Health officials are hunting for a mystery Covid patient thought to be one of the first in the UK to have a Brazilian variant that may spread more rapidly and respond less well to vaccines.
Six individuals infected with the "variant of concern" have been detected in the UK, officials said on Sunday night.
Public Health England (PHE) has admitted it has no idea who one of them is, nor where the person was tested. Health officials have begun a scramble to try to find the person and track down hundreds of passengers on a series of connecting flights into the UK from Brazil earlier this month.
PHE is particularly concerned about this Brazilian variant, called P1, because its mutations share hallmarks with a South African variant which has been found to respond less well to Covid jabs.
It was first detected circulating in Manaus, northern Brazil, in December. Outside Brazil, it had only been picked up in travellers going to Japan until now. It is also thought to be more contagious than the original strain of Covid, similar to the Kent strain that fuelled a rise in cases in Britain in recent months.
A second, less worrying variant from Brazil, called P2, was found in the UK in January.
Anyone who undertook a Covid test on February 12 or 13 is now being asked to contact a helpline if they did not get their results or think they failed to provide contact details.
Two of the cases in England are in south Gloucestershire, where two more contacts within the same household have tested positive for Covid but await the results of gene sequencing to determine whether they have the new variant.

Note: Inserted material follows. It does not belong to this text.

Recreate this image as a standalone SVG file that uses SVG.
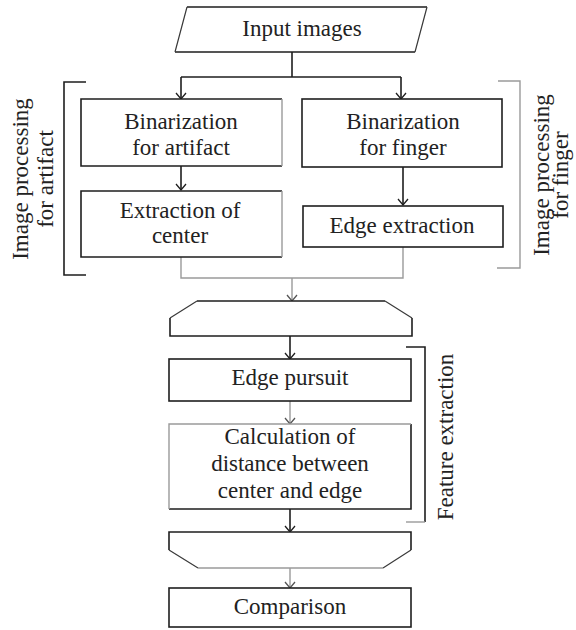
<svg xmlns="http://www.w3.org/2000/svg" width="576" height="630" viewBox="0 0 576 630">
<style>
  .bg{fill:#ffffff}
  .k{fill:none;stroke:#1e1e1e;stroke-width:1.6}
  .s{fill:none;stroke:#3a3a3a;stroke-width:1.2}
  .g{fill:none;stroke:#9a9a9a;stroke-width:1.4}
  .box{fill:#ffffff}
  text{font-family:"Liberation Serif","Times New Roman",serif;font-size:23px;fill:#222;text-anchor:middle}
</style>
<defs>
  <marker id="ak" markerUnits="userSpaceOnUse" markerWidth="14" markerHeight="14" viewBox="-8 -7 10 14" refX="0" refY="0" orient="auto">
    <path d="M-6,-5 L0,0 L-6,5" fill="none" stroke="#1e1e1e" stroke-width="1.3"/>
  </marker>
  <marker id="ag" markerUnits="userSpaceOnUse" markerWidth="14" markerHeight="14" viewBox="-8 -7 10 14" refX="0" refY="0" orient="auto">
    <path d="M-6,-5 L0,0 L-6,5" fill="none" stroke="#555" stroke-width="1.3"/>
  </marker>
</defs>
<rect class="bg" x="0" y="0" width="576" height="630"/>

<g id="connectors">
  <path class="k" d="M292,52 V77"/>
  <path class="k" d="M181,77 H401"/>
  <path class="k" d="M181,77 V99" marker-end="url(#ak)"/>
  <path class="k" d="M401,77 V99" marker-end="url(#ak)"/>
  <path class="k" d="M181,166 V190" marker-end="url(#ak)"/>
  <path class="k" d="M403,167 V205" marker-end="url(#ak)"/>
  <path class="g" d="M181,257 V278 H403 V247"/>
  <path class="g" d="M292,278 V301" marker-end="url(#ag)"/>
  <path class="k" d="M290,336 V359" marker-end="url(#ak)"/>
  <path class="g" d="M290,401 V424" marker-end="url(#ag)"/>
  <path class="k" d="M290,509 V532" marker-end="url(#ak)"/>
  <path class="g" d="M290,568 V588" marker-end="url(#ag)"/>
</g>

<g id="input">
  <polygon class="box" points="187,7 427,7 415,52 175,52"/>
  <path class="k" d="M187,7 H427 M175,52 H415"/>
  <path class="s" d="M187,7 L175,52 M427,7 L415,52"/>
  <text x="302" y="36">Input images</text>
</g>

<g id="bin_artifact">
  <rect class="box" x="81" y="99" width="201" height="67"/>
  <path class="k" d="M282,99 H81 V166 H282"/>
  <path class="g" d="M282,99 V166"/>
  <text x="181" y="129">Binarization</text>
  <text x="181" y="155">for artifact</text>
</g>

<g id="bin_finger">
  <rect class="k box" x="302" y="99" width="200" height="68"/>
  <text x="403" y="129">Binarization</text>
  <text x="403" y="155">for finger</text>
</g>

<g id="extract_center">
  <rect class="box" x="81" y="191" width="201" height="66"/>
  <path class="k" d="M282,191 H81 V257 H282"/>
  <path class="g" d="M282,191 V257"/>
  <text x="180" y="218">Extraction of</text>
  <text x="180" y="243">center</text>
</g>

<g id="edge_extract">
  <rect class="k box" x="303" y="206" width="200" height="41"/>
  <text x="402" y="233">Edge extraction</text>
</g>

<g id="bracket_artifact">
  <path class="k" d="M86,82 H64 V275 H86"/>
  <text transform="translate(28,179) rotate(-90)" x="0" y="0">Image processing</text>
  <text transform="translate(53,179) rotate(-90)" x="0" y="0">for artifact</text>
</g>

<g id="bracket_finger">
  <path class="g" d="M498,81 H520 V268 H497"/>
  <text transform="translate(549,175) rotate(-90)" x="0" y="0">Image processing</text>
  <text transform="translate(568,175) rotate(-90)" x="0" y="0">for finger</text>
</g>

<g id="loop_start">
  <polygon class="box" points="197,301 385,301 412,318 412,336 170,336 170,318"/>
  <path class="k" d="M197,301 H385 M412,318 V336 H170 V318"/>
  <path class="s" d="M197,301 L170,318 M385,301 L412,318"/>
</g>

<g id="edge_pursuit">
  <rect class="k box" x="169" y="359" width="242" height="42"/>
  <text x="290" y="385">Edge pursuit</text>
</g>

<g id="calc_distance">
  <rect class="box" x="169" y="424" width="242" height="85"/>
  <path class="k" d="M411,424 V509 H169"/>
  <path class="g" d="M169,509 V424 H411"/>
  <text x="290" y="444">Calculation of</text>
  <text x="290" y="471">distance between</text>
  <text x="290" y="498">center and edge</text>
</g>

<g id="bracket_feature">
  <path class="k" d="M406,347 H425 V522"/>
  <path class="g" d="M425,522 H406"/>
  <text transform="translate(453,437) rotate(-90)" x="0" y="0">Feature extraction</text>
</g>

<g id="loop_end">
  <polygon class="box" points="169,532 411,532 411,550 383,568 198,568 169,550"/>
  <path class="k" d="M169,550 V532 H411 V550"/>
  <path class="s" d="M169,550 L198,568 M411,550 L383,568"/>
  <path class="g" d="M198,568 H383"/>
</g>

<g id="comparison">
  <rect class="k box" x="169" y="588" width="242" height="39"/>
  <text x="290" y="614">Comparison</text>
</g>
</svg>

Health officials said they will deploy "surge testing" in five areas of the county in order to hunt down any more cases and increase the number of positive cases that are sequenced.
The third case in England is thought to be unlinked. Health officials said an investigation to find the person who tested positive for the variant is under way as they did not fill in their test registration card. They admitted they had no idea whereabouts in the country the person may be.
It might be more likely that they had undergone a home test for the virus, because officials at testing centres are supposed to check that contact details are submitted.
Officials are also seeking to find people who were on Swissair flight LX318 from Sao Paulo, Brazil which entered Heathrow via Zurich on February 10 – five days before Britain introduced hotel quarantine – carrying up to 136 passengers. One of the Gloucestershire cases was on the flight.
The developments prompted criticism of the government's policies, with Labour demanding urgent investigations into why the cases were not detected more quickly.
Three cases have also been found in Scotland and involve individuals who came back from Brazil via Paris and then London before taking a flight to Aberdeen. It is understood officials became aware of the English cases on Friday and the Scottish ones on Saturday.
On Sunday night, the Scottish government said it would track down passengers on this flight but refused to say when it was, citing patient confidentiality.
The cases are not thought to be connected to the three confirmed cases in England. All passengers on both flights should have quarantined at home for 10 days. The World Health Organisation has been informed of the cases.
Dr Susan Hopkins, PHE's strategic response director for Covid-19, said: "We have identified these cases thanks to the UK's advanced sequencing capabilities which means we are finding more variants and mutations than many other countries and are therefore able to take action quickly.
"The important thing to remember is that Covid-19, no matter what variant it is, spreads in the same way. That means the measures to stop it spreading do not change."
Yvette Cooper, who chairs the Commons home affairs committee, said: "This troubling development shows the weaknesses in the government's Covid border measures.
"The Brazil variant was first identified a month before one of these cases was brought in on February 10 and many weeks after the Prime Minister was warned that indirect flights were a problem, yet the government delayed putting stronger measures in place."
She said there were far too many holes in the current hotel quarantine system, which only covers one per cent of travellers, adding: "We need to know urgently how all these cases have arrived in the country and why they weren't prevented or picked up on arrival so that lessons can be quickly learnt and policies changed to protect the vaccine programme from further cases arriving."
Paul Charles, the chief executive of travel consultancy The PC Agency, said: "This calls into question the border measures the government claimed were watertight to prevent variants coming in. This is why only testing on arrival is going to be successful in preventing variants coming into the UK."